ひとくちに銀座に出るといっても、その時々で理由はさまざまだ。その日銀座に行ったのは、場外馬券売り場でジャパンカップの馬券を買うためだった。

大きなレースがつづく秋は、春と並んで競馬の“シーズン”である。とはいえ、ここのところ仕事が忙しく、週末に出勤することも多かったためSNSで結果をチェックするくらいでまったくといってよいほど追えていない。思えば、馬券を買うのすら2年ぶりくらいではないか。

そんなわけだから、きょうがジャパンカップの日であることも不意にベッドの中で思い出したくらいだ。ちょうどひとつ仕事が片付き、肩の荷が少しおりたタイミングだったのでのんびり自宅でテレビ中継をみるのも悪くないと考えた。

銀座の場外馬券売り場は、地下鉄の《銀座一丁目》駅からすぐのところにある。GⅠレースのある日など銀座には似つかわしくない物々しい雰囲気になるが、まだ朝の10時前だけに客は多くない。きっと昼前には大混雑となるだろう。

よく、競馬に“絶対”はない、といわれる。じっさい、ゴリゴリの一番人気があっけなく馬群にのみこまれてゆくさまをこれまで幾度となく目撃してきた。

しかし、もしも“限りなく絶対に近い”ということがあるとしたら、それはきっときょうにちがいない。
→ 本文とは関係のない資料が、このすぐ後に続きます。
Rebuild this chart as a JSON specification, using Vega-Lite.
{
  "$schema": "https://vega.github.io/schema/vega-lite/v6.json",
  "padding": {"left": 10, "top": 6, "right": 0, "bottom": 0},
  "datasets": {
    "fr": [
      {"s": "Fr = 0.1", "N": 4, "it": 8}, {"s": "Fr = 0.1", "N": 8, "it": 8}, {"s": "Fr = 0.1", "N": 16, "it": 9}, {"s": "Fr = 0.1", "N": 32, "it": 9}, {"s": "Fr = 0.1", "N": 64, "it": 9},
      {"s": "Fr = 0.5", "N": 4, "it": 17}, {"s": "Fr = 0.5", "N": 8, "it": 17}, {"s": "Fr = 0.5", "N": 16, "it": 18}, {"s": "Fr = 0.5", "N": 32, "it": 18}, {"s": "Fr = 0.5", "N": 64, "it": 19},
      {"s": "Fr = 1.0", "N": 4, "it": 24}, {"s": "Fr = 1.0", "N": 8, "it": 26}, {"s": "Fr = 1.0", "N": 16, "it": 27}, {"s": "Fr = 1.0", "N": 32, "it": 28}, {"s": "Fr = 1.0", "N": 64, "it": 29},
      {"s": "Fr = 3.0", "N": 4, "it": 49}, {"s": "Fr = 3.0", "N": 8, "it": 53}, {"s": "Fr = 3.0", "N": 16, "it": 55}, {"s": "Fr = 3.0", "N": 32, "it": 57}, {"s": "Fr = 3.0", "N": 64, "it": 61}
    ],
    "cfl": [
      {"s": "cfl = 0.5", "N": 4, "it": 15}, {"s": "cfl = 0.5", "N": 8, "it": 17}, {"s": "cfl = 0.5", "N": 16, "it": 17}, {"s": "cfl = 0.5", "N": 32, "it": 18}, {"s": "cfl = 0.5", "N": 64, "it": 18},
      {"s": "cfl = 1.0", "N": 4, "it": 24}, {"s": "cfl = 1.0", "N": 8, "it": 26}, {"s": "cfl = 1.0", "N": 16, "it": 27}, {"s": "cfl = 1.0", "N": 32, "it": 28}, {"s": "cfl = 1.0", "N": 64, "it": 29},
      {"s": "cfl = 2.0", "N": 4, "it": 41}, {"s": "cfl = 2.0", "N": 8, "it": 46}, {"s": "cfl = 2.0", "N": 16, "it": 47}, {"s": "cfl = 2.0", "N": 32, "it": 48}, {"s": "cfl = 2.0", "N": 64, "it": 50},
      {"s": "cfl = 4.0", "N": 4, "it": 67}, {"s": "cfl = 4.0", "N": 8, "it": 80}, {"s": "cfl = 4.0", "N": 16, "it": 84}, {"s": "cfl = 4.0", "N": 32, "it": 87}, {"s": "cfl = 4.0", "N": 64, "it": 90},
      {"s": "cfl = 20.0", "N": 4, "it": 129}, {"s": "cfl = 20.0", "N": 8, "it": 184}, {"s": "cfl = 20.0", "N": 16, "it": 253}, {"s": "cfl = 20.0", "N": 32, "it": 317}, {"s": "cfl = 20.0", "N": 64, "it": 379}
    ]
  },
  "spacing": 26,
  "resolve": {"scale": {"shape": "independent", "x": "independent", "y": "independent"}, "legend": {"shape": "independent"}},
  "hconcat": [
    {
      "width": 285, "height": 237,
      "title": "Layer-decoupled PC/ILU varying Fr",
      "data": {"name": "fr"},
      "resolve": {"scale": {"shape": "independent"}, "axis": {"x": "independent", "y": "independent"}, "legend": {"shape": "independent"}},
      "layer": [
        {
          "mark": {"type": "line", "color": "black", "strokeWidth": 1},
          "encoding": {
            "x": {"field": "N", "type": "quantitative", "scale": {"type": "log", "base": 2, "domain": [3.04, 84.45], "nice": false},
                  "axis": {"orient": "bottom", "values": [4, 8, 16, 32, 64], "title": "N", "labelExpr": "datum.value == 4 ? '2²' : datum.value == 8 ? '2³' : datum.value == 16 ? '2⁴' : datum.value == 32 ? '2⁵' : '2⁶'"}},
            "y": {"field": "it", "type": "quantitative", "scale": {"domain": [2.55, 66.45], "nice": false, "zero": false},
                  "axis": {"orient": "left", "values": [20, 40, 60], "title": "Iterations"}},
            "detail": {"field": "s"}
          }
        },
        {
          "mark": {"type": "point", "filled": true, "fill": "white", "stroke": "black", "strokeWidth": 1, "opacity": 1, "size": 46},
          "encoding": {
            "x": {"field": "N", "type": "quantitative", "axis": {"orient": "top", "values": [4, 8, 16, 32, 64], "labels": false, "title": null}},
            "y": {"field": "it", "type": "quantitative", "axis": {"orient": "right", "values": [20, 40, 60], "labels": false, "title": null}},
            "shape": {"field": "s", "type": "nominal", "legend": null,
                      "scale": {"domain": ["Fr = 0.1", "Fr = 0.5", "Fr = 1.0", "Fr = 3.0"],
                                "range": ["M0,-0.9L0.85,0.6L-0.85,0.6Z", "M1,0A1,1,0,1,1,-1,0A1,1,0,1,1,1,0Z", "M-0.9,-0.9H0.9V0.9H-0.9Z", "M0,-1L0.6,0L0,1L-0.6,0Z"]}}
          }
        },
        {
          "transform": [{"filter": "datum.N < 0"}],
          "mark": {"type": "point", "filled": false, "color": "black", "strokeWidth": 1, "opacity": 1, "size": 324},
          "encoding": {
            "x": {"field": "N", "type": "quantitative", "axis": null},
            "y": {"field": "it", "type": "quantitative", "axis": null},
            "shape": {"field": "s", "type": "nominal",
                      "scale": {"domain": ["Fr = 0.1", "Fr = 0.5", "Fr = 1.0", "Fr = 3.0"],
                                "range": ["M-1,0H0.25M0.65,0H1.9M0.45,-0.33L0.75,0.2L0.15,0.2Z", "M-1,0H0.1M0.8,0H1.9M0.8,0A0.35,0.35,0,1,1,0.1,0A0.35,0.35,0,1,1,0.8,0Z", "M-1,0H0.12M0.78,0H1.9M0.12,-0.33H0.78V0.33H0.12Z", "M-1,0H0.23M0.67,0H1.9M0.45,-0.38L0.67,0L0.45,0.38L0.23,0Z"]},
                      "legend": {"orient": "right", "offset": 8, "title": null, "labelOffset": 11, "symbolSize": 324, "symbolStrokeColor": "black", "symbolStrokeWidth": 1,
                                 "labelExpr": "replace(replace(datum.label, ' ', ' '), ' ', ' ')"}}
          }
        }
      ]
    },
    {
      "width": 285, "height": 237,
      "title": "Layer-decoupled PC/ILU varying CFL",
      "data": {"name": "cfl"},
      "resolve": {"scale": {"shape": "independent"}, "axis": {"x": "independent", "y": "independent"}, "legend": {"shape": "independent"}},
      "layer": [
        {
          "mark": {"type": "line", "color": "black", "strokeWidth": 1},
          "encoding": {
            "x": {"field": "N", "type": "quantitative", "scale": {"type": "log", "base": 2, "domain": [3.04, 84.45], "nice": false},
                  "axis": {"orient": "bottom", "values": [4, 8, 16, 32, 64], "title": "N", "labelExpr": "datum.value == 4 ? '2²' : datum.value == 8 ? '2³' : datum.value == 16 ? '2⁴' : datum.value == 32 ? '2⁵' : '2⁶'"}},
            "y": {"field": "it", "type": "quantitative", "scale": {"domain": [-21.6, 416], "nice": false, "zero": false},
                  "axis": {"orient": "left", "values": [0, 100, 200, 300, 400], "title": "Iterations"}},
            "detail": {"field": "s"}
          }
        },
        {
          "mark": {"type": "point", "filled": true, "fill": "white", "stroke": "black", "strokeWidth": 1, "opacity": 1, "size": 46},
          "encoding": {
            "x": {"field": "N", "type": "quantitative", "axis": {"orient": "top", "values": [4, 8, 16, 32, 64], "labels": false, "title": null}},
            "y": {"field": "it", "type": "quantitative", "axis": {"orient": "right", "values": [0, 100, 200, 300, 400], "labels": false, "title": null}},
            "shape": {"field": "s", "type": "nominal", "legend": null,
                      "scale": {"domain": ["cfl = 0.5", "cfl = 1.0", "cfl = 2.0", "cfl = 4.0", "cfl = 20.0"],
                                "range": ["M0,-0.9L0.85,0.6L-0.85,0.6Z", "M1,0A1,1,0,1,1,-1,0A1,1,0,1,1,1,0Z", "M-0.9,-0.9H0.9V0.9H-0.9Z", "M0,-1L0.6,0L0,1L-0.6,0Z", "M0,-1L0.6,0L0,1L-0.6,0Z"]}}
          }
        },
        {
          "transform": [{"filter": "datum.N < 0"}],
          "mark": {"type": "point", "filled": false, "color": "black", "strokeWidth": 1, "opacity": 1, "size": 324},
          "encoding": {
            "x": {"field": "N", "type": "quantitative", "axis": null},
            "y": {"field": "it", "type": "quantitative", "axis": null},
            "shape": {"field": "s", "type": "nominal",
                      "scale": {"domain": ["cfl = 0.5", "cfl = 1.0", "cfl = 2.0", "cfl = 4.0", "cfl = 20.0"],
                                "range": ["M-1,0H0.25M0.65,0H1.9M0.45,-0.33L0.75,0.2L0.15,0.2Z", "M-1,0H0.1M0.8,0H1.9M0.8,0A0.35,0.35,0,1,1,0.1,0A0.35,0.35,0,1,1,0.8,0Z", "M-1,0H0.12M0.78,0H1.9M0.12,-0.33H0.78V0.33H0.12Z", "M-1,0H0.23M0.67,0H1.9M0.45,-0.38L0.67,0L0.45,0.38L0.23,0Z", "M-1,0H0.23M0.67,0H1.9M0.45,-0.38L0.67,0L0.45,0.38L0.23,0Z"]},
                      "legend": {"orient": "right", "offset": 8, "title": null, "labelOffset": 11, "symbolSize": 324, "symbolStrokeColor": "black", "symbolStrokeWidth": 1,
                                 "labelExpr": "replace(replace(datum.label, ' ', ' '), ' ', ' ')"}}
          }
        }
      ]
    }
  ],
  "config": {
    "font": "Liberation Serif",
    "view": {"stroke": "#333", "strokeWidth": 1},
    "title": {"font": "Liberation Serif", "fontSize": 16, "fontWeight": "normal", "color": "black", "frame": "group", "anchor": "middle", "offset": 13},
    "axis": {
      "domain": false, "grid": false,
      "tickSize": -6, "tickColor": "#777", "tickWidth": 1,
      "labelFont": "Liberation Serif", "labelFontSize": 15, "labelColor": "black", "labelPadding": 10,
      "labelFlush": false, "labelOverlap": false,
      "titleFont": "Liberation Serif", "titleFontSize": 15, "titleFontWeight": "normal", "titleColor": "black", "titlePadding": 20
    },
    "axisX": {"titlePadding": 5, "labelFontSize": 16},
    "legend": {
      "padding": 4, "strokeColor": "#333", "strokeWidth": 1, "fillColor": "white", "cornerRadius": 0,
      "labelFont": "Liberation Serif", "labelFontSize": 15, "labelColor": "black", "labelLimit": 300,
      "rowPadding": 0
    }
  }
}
そう思っていた。

一番人気イクイノックスの単勝を千円。

勝ったところでほとんど儲けはないのだが、それでもかまわなかった。特別な場面を目撃するための、これはいってみれば見物料のようなものだ。

仮にきょうイクイノックスが勝利するようなことがあれば、それは著しく安定を欠き混迷を極めるこの世界にあって数少ない“確かさ”と呼びうるものだろう。その“確かさ”に触れたかった。まだ確かなものがあることを、この目で見届けたいと思った。

馬券を買うとき、ひとはどこかで自分自身に賭けているようなところがある。たとえば寺山修司は、好んで「逃げ馬」にばかり賭けたといわれている。自分が信じたいものがまさに目の前で現実になる、ただその瞬間に立ち会いたいのだ。

だから、宮本輝の小説『優駿』に登場するサラブレッドの名がスペイン語で「祈り」という意味をもつオラシオンであるのには理由がある。

競走馬は、人びとの祈りをのせて疾駆するのだ。まあ、馬にとってははなはだ迷惑な話かもしれないけれど。

最終的なオッズは1.3倍…それでもつき過ぎ

馬券を買って外に出たものの、まだデパートも開店していない。相変わらず細かい雨も降り続いている。ちょうど裏通りの《宮越屋珈琲》が開いていたので苦みのきいたコーヒーとケーキを頼んでのんびりした。その後、すこし買い物などしてテレビで競馬中継が始まる前には帰宅する。

午前中からケーキも奮発

この日東京競馬場でおこなわれた第43回「ジャパンカップ」は、1枠2番イクイノックスが2着に4馬身差をつけて快勝した。

これまで数々の名馬とともに華々しい勝利を手にしてきた鞍上のルメール騎手が、顔をくしゃくしゃにして泣いている姿が印象的だった。

「感動した」---インタビューにこたえてのルメール騎手の言葉である。

この日の府中のターフには、2分21秒ではあったがたしかに“絶対”が存在した。